Cet appel correspond à un chant produit par deux bernaches, habituellement un couple, un mâle, avec une tonalité plus basse, et une femelle qui appelle de manière plus aiguë, qui expriment la satisfaction d’avoir trouvé de la nourriture, un bon couvert, un lieu de repos paisible ou simplement un membre de la famille ou du clan qu’elles avaient perdu de vue. Il s’agit de deux cris courts, vifs et clairs produits l’un à la suite de l’autre, soit une petite plainte de tonalité moyenne provenant du mâle suivi d’un « cluck » complet ou raccourci émis par la femelle. Il faut émettre les appels en couple et amorcer un crescendo en vitesse et en force, suivi d’un décrescendo et de quelques « cluck » plus doux, parfois des grognements courts émis à la fin de la suite. Vous verrez différentes manières de produire cet appel sur la vidéo 4 ainsi que les effets sonores qu’il faut chercher à produire au moyen de nouveaux mots clefs.

Les outardes produisent également des sons en duo lorsqu’elles sont en colère ou que quelque chose les indispose, mais ceux-ci sont beaucoup plus agressifs et ont une consonance tragique ou très alarmante, comme on le verra dans le dernier article.

Vidéo 4 : le double gloussement « double cluck ».

Cri de rappel

On utilise cet appel soit pour regagner la confiance de bernaches qui ont été effarouchées, soit pour attirer leur attention de loin quand il vente beaucoup. En passant, le cône d’émission d’un appeau n’est pas très large. Pour lancer des appels éloignés, il faut donc viser le voilier avec précision. Au contraire, si on veut atténuer les appels et les rendre moins perceptibles par les bernaches, on peut pointer l’appeau vers le fond de la cache ou vers le sol lorsque les bernaches sont plus rapprochées du plan.

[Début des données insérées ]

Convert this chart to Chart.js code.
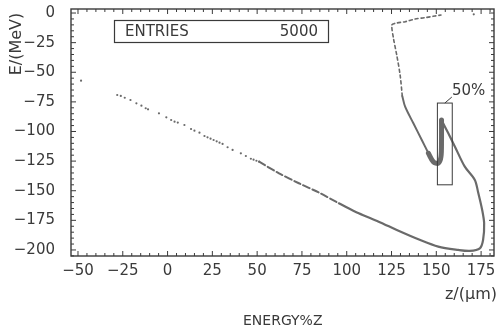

Tel que résumé dans le premier article, le cri de rappel, est une extension de l’appel de bienvenue dans lequel on allonge la note finale en projetant le son avec la main libre, soit en allongeant la seconde note l’appel de bienvenue comme ceci : « Thouu-WhitttttttT » , ou bien en utilisant une tout autre technique. Pour ce second type de cri de rappel, on émet un « cluck » suivi d’un long jet d’air, sans effet, dans l’appeau avec les mots clefs suivants : « Twi_Hhaaaaaaaa ».  Il est possible d’émettre cet appel à deux niveaux d’intensité (voir la vidéo 5 pour saisir la différence entre ces trois cris de rappel). Pour les voiliers très éloignés ou par temps venteux, on pousse dans l’appeau avec un maximum de volume d’air sans appliquer de pression de retour. Ce son est très strident et il porte loin. Il faut revenir tout de suite au son de base, moins sonore, dès que vous avez l’attention des oiseaux.

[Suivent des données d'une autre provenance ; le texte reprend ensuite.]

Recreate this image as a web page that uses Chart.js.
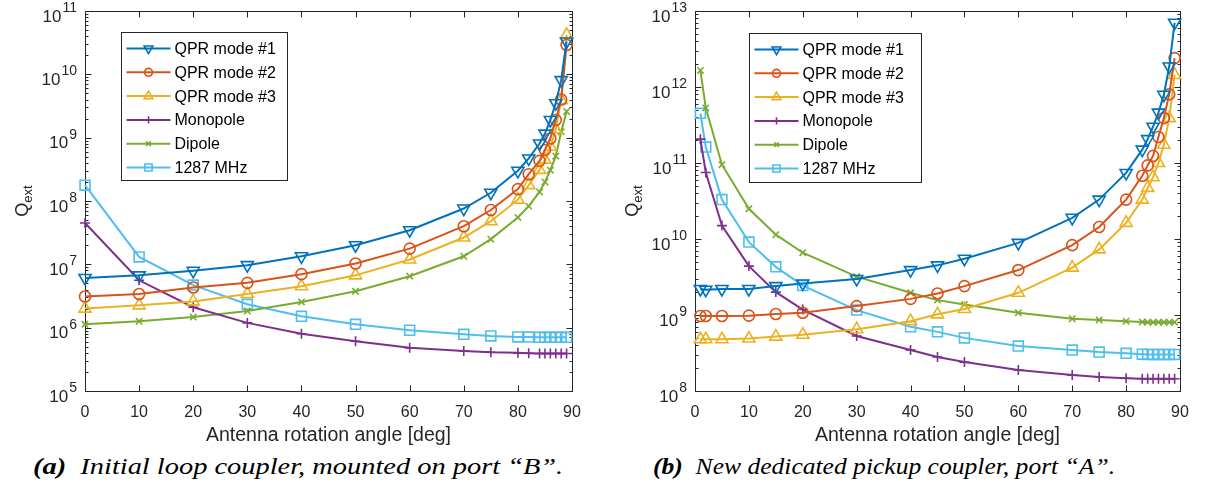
<!DOCTYPE html>
<html>
<head>
<meta charset="utf-8">
<script src="https://cdn.jsdelivr.net/npm/chart.js@4.4.0/dist/chart.umd.min.js"></script>
<style>
  body { margin: 0; background: #fff; width: 1207px; height: 500px; position: relative; overflow: hidden; }
  .panel { position: absolute; top: 0; width: 600px; height: 450px; }
  .cap { position: absolute; top: 454px; font-family: "Liberation Serif", serif; font-style: italic; font-size: 23px; line-height: 26px; white-space: nowrap; color: #000; transform-origin: 0 50%; }
  .cap b { font-weight: bold; }
</style>
</head>
<body>
<div class="panel" style="left:0"><canvas id="chartA" width="600" height="450"></canvas></div>
<div class="panel" style="left:607px"><canvas id="chartB" width="600" height="450"></canvas></div>
<div class="cap" id="capA" data-w="530" style="left:33px"><b>(a)</b>&nbsp; Initial loop coupler, mounted on port “B”.</div>
<div class="cap" id="capB" data-w="462" style="left:653px"><b>(b)</b>&nbsp; New dedicated pickup coupler, port “A”.</div>
<script>
// ---- data (a): initial loop coupler
var anglesA = [0, 10, 20, 30, 40, 50, 60, 70, 75, 80, 82, 84, 85, 86, 87, 88, 89];
var qpr1A = [6.1e6, 6.7e6, 7.9e6, 9.7e6, 1.34e7, 2.0e7, 3.46e7, 7.6e7, 1.35e8, 3.0e8, 4.7e8, 8.1e8, 1.16e9, 1.9e9, 3.5e9, 8.1e9, 3.3e10];
var qpr2A = [3.1e6, 3.4e6, 4.3e6, 5.1e6, 7.0e6, 1.03e7, 1.77e7, 4.0e7, 7.2e7, 1.54e8, 2.65e8, 4.3e8, 6.4e8, 9.7e8, 1.9e9, 4.0e9, 2.9e10];
var qpr3A = [2.0e6, 2.25e6, 2.6e6, 3.4e6, 4.5e6, 6.7e6, 1.19e7, 2.65e7, 4.8e7, 1.05e8, 1.78e8, 3.1e8, 4.5e8, 7.2e8, 1.35e9, 3.9e9, 4.2e10];
var monoA = [4.5e7, 5.6e6, 2.1e6, 1.19e6, 8.0e5, 6.1e5, 4.8e5, 4.3e5, 4.1e5, 4.0e5, 3.95e5, 3.9e5, 3.9e5, 3.9e5, 3.9e5, 3.9e5, 3.9e5];
var dipA = [1.13e6, 1.26e6, 1.47e6, 1.83e6, 2.55e6, 3.75e6, 6.5e6, 1.34e7, 2.5e7, 5.5e7, 8.3e7, 1.39e8, 2.0e8, 3.07e8, 5.1e8, 1.24e9, 2.6e9];
var f1287A = [1.78e8, 1.31e7, 4.7e6, 2.34e6, 1.51e6, 1.13e6, 9.1e5, 7.85e5, 7.4e5, 7.15e5, 7.1e5, 7.05e5, 7.05e5, 7.05e5, 7.05e5, 7.05e5, 7.05e5];

// ---- data (b): new dedicated pickup coupler
var anglesB = [1, 2, 5, 10, 15, 20, 30, 40, 45, 50, 60, 70, 75, 80, 83, 84, 85, 86, 87, 88, 89];
var qpr1B = [2.2e9, 2.15e9, 2.2e9, 2.2e9, 2.4e9, 2.6e9, 2.98e9, 3.9e9, 4.5e9, 5.5e9, 8.9e9, 1.9e10, 3.3e10, 7.4e10, 1.5e11, 2.06e11, 3.0e11, 4.6e11, 7.9e11, 1.86e12, 7.0e12];
var qpr2B = [9.7e8, 9.7e8, 9.7e8, 9.8e8, 1.03e9, 1.07e9, 1.31e9, 1.63e9, 1.92e9, 2.4e9, 3.9e9, 8.3e9, 1.44e10, 3.3e10, 6.8e10, 9.3e10, 1.24e11, 2.2e11, 3.9e11, 8.0e11, 2.4e12];
var qpr3B = [4.8e8, 4.8e8, 4.8e8, 4.9e8, 5.2e8, 5.5e8, 6.5e8, 8.3e8, 1.02e9, 1.2e9, 1.96e9, 4.2e9, 7.3e9, 1.63e10, 3.3e10, 4.7e10, 6.5e10, 1.0e11, 1.74e11, 3.9e11, 1.44e12];
var monoB = [2.06e11, 7.5e10, 1.5e10, 4.4e9, 2.0e9, 1.18e9, 5.3e8, 3.46e8, 2.8e8, 2.4e8, 1.89e8, 1.62e8, 1.53e8, 1.47e8, 1.45e8, 1.45e8, 1.45e8, 1.45e8, 1.45e8, 1.45e8, 1.45e8];
var dipB = [1.65e12, 5.3e11, 9.5e10, 2.5e10, 1.14e10, 6.6e9, 3.2e9, 1.96e9, 1.57e9, 1.37e9, 1.07e9, 8.9e8, 8.6e8, 8.3e8, 8.1e8, 8.05e8, 8.05e8, 8.05e8, 8.05e8, 8.05e8, 8.05e8];
var f1287B = [4.5e11, 1.62e11, 3.3e10, 9.1e9, 4.3e9, 2.44e9, 1.16e9, 7.0e8, 6.0e8, 5.0e8, 3.9e8, 3.46e8, 3.25e8, 3.13e8, 3.05e8, 3.03e8, 3.03e8, 3.03e8, 3.03e8, 3.03e8, 3.03e8];

var seriesNames = ['QPR mode #1', 'QPR mode #2', 'QPR mode #3', 'Monopole', 'Dipole', '1287 MHz'];
var xTicks = [0, 10, 20, 30, 40, 50, 60, 70, 80, 90];
var decadesA = [5, 6, 7, 8, 9, 10, 11];
var decadesB = [8, 9, 10, 11, 12, 13];

// matlab default colours
var colors = ['#0072BD', '#D95319', '#EDB120', '#7E2F8E', '#77AC30', '#4DBEEE'];
var markers = [
  { style: 'triangle', rot: 180, r: 7 },
  { style: 'circle', rot: 0, r: 5.5 },
  { style: 'triangle', rot: 0, r: 7 },
  { style: 'cross', rot: 0, r: 5 },
  { style: 'crossRot', rot: 0, r: 4.5 },
  { style: 'rect', rot: 0, r: 7 }
];

var FONT = '"Liberation Sans", Arial, Helvetica, sans-serif';
var AXC = '#262626';

function makeSets(angles, lists) {
  return lists.map(function (vals, i) {
    return {
      label: seriesNames[i],
      data: angles.map(function (a, k) { return { x: a, y: vals[k] }; }),
      borderColor: colors[i],
      borderWidth: 2,
      pointStyle: markers[i].style,
      pointRotation: markers[i].rot,
      pointRadius: markers[i].r,
      pointBorderWidth: 1.6,
      pointBackgroundColor: 'rgba(0,0,0,0)',
      pointBorderColor: colors[i],
      tension: 0,
      clip: false
    };
  });
}

var matlabAxes = {
  id: 'matlabAxes',
  beforeDatasetsDraw: function (chart, args, o) {
    var ctx = chart.ctx, a = chart.chartArea;
    var xs = chart.scales.x, ys = chart.scales.y;
    var L = Math.round(a.left) + 0.5, R = Math.round(a.right) + 0.5;
    var T = Math.round(a.top) + 0.5, B = Math.round(a.bottom) + 0.5;
    ctx.save();
    ctx.strokeStyle = AXC;
    ctx.lineWidth = 1;
    ctx.beginPath();
    // x ticks, top and bottom, pointing in
    xTicks.forEach(function (v) {
      var px = Math.round(xs.getPixelForValue(v)) + 0.5;
      ctx.moveTo(px, B); ctx.lineTo(px, B - 6);
      ctx.moveTo(px, T); ctx.lineTo(px, T + 6);
    });
    // log ticks left and right
    o.decades.forEach(function (d, i) {
      for (var m = 1; m <= 9; m++) {
        if (m > 1 && i === o.decades.length - 1) break;
        var py = Math.round(ys.getPixelForValue(m * Math.pow(10, d))) + 0.5;
        var len = m === 1 ? 6 : 3;
        ctx.moveTo(L, py); ctx.lineTo(L + len, py);
        ctx.moveTo(R, py); ctx.lineTo(R - len, py);
      }
    });
    ctx.stroke();
    ctx.strokeRect(L, T, R - L, B - T);

    // y labels 10^n
    ctx.fillStyle = AXC;
    ctx.textAlign = 'right';
    ctx.textBaseline = 'alphabetic';
    o.decades.forEach(function (d) {
      var py = ys.getPixelForValue(Math.pow(10, d));
      var ex = String(d);
      ctx.font = '14px ' + FONT;
      var ew = ctx.measureText(ex).width;
      ctx.fillText(ex, a.left - 8, py + 1);
      ctx.font = '17px ' + FONT;
      ctx.fillText('10', a.left - 9 - ew, py + 10.5);
    });

    // y title Q_ext
    ctx.translate(a.left - 63, (a.top + a.bottom) / 2);
    ctx.rotate(-Math.PI / 2);
    ctx.textAlign = 'left';
    ctx.font = '18px ' + FONT;
    var qw = ctx.measureText('Q').width;
    ctx.font = '13px ' + FONT;
    var sw = ctx.measureText('ext').width;
    var s0 = -(qw + sw) / 2;
    ctx.font = '18px ' + FONT;
    ctx.fillText('Q', s0, 6);
    ctx.font = '13px ' + FONT;
    ctx.fillText('ext', s0 + qw, 10);
    ctx.restore();
  },
  afterDatasetsDraw: function (chart, args, o) {
    var ctx = chart.ctx, a = chart.chartArea;
    var x0 = Math.round(a.left + o.lx) + 0.5, y0 = Math.round(a.top + o.ly) + 0.5;
    ctx.save();
    ctx.fillStyle = '#fff';
    ctx.fillRect(x0, y0, o.lw, o.lh);
    ctx.strokeStyle = AXC;
    ctx.lineWidth = 1;
    ctx.strokeRect(x0, y0, o.lw, o.lh);
    chart.data.datasets.forEach(function (ds, i) {
      var y = y0 + 16 + i * 23.8;
      ctx.strokeStyle = ds.borderColor;
      ctx.lineWidth = ds.borderWidth;
      ctx.beginPath();
      ctx.moveTo(x0 + 5, y); ctx.lineTo(x0 + 49, y);
      ctx.stroke();
      ctx.lineWidth = ds.pointBorderWidth;
      ctx.fillStyle = 'rgba(0,0,0,0)';
      Chart.helpers.drawPoint(ctx, {
        pointStyle: ds.pointStyle, rotation: ds.pointRotation,
        radius: ds.pointRadius * 0.72, borderWidth: ds.pointBorderWidth
      }, x0 + 27, y);
      ctx.fillStyle = '#000';
      ctx.font = '16px ' + FONT;
      ctx.textAlign = 'left';
      ctx.textBaseline = 'middle';
      ctx.fillText(ds.label, x0 + 53, y + 1);
    });
    ctx.restore();
  }
};

function buildChart(id, angles, lists, yMin, yMax, yWidth, padRight, opts) {
  return new Chart(document.getElementById(id), {
    type: 'line',
    data: { datasets: makeSets(angles, lists) },
    plugins: [matlabAxes],
    options: {
      responsive: false,
      animation: false,
      layout: { padding: { top: 11, right: padRight, bottom: 0, left: 0 } },
      plugins: { legend: { display: false }, tooltip: { enabled: false }, matlabAxes: opts },
      scales: {
        x: {
          type: 'linear', min: 0, max: 90,
          grid: { display: false, drawTicks: false },
          border: { display: false },
          ticks: { stepSize: 10, padding: 12, color: AXC, font: { size: 16, family: FONT } },
          title: { display: true, text: 'Antenna rotation angle [deg]', color: AXC, font: { size: 19.5, family: FONT }, padding: { top: 0, bottom: 3 } },
          afterFit: function (s) { s.height = 59; }
        },
        y: {
          type: 'logarithmic', min: yMin, max: yMax,
          grid: { display: false },
          border: { display: false },
          ticks: { display: false },
          afterFit: function (s) { s.width = yWidth; }
        }
      }
    }
  });
}

buildChart('chartA', anglesA, [qpr1A, qpr2A, qpr3A, monoA, dipA, f1287A], 1e5, 1e11, 85, 28,
  { decades: decadesA, lx: 36, ly: 21, lw: 166, lh: 148 });
buildChart('chartB', anglesB, [qpr1B, qpr2B, qpr3B, monoB, dipB, f1287B], 1e8, 1e13, 88, 27,
  { decades: decadesB, lx: 54, ly: 22, lw: 172, lh: 149 });

// captions: stretch to the width of the original typesetting
['capA', 'capB'].forEach(function (id) {
  var el = document.getElementById(id);
  var target = +el.getAttribute('data-w');
  var w = el.offsetWidth;
  el.style.transform = 'scaleX(' + (target / w).toFixed(3) + ')';
});
</script>
</body>
</html>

Ces appels sont parfois émis par une bernache seule qui cherche un compagnon. Dans les situations désespérées où rien ne fonctionne, c’est souvent le seul cri qui attirera les bernaches près de votre installation, surtout par temps maussade. Il ne faut pas en abuser, dès que vous avez repris l’attention des bernaches, revenez aux appels mentionnés ci-dessus.

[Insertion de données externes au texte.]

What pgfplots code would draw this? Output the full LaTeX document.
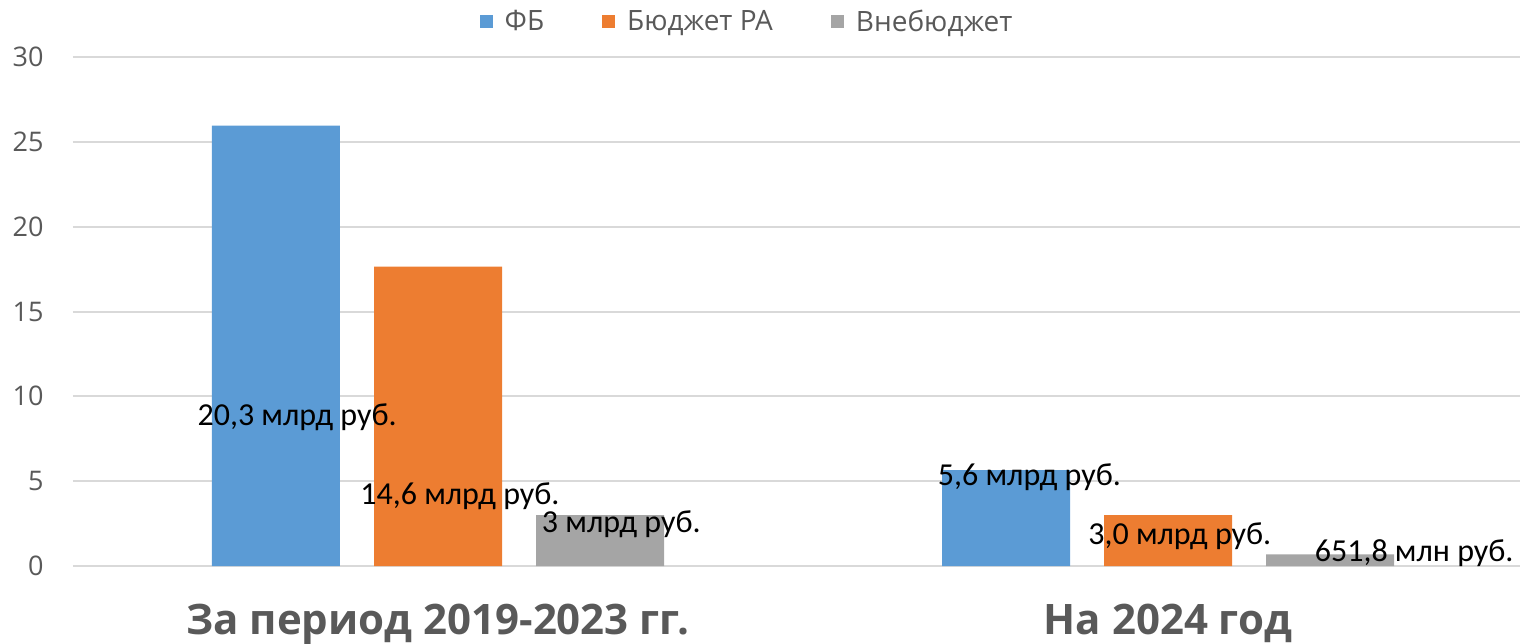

Vidéo 5 : le cri de rappel.

Cris d’étonnement ou de « bougonnage »

Dans la vidéo 6, ce cri a été nommé « train » par mon ami François, certaines personnes utilisent ce terme pour nommer cet appel, d’autres pour mentionner un appel de colère très territorial dont il sera question dans le dernier article sur les appels de la bernache. Ici, il s’agit d’un son que les bernaches émettent souvent avant de commencer à appeler des oiseaux qui passent au loin ou bien après qu’ils se soient posés ou sortis de leur champ de vision et d’audition. C’est comme un cri de questionnement, carrément de mémérage et parfois d’étonnement. En effet, souvent je m’amuse à lancer un ballon parmi mes bernaches en captivité, et elles se mettent toutes à grogner de la sorte en le regardant, puis elles continuent de vaquer à leurs occupations. Vous allez vous en servir pour terminer un voilier qui entre au plan, mais qui semble hésiter à la toute dernière seconde. Cela vous donnera parfois un 5 ou 6 mètres de tir moins éloigné, car les bernaches auront continué de planer un peu plus longtemps dans votre direction avant de se poser.

Pour le produire, il faut appliquer beaucoup de pression de retour au bout de l’appeau et s’en servir comme un gazou en émettant un « Ghouuu-hou –hou » guttural et nasillard sans beaucoup d’air avec la partie basse de la gorge tel qu’expliqué ci-dessus. Vous aurez de plus amples explications sur cette technique en visionnant la vidéo 6.

Vidéo 6 : cris d’étonnement ou de « bougonnage ».

En conclusion

Je conseille toujours aux sauvaginiers de passer du temps à regarder et à écouter les bernaches au champ et en vol pour se faire une bonne oreille. Dès que vous commencez à maîtriser les techniques décrites dans cet article, il faut tout de suite s’efforcer à rendre les sons émis le plus naturels possible, sauf, bien entendu, pour les cris de rappels émis en pleine puissance pour attirer l’attention des bernaches au loin.

Je vous conseille également de bien suivre les principes d’apprentissages décrits dans le premier article de vous pratiquer en petit groupe, vos amis auront tôt fait de repérer vos mauvaises techniques ou habitudes de soufflerie et ils vous aideront à les corriger. Dans le dernier article, il sera question des techniques avancées pour émettre les appels territoriaux et les principes gérant les transitions et l’utilisation des deux types d’appel.

Une belle récolte de bernaches par des clients de l’auteur. Comme quoi une bonne technique d’appel fera souvent toute la différence!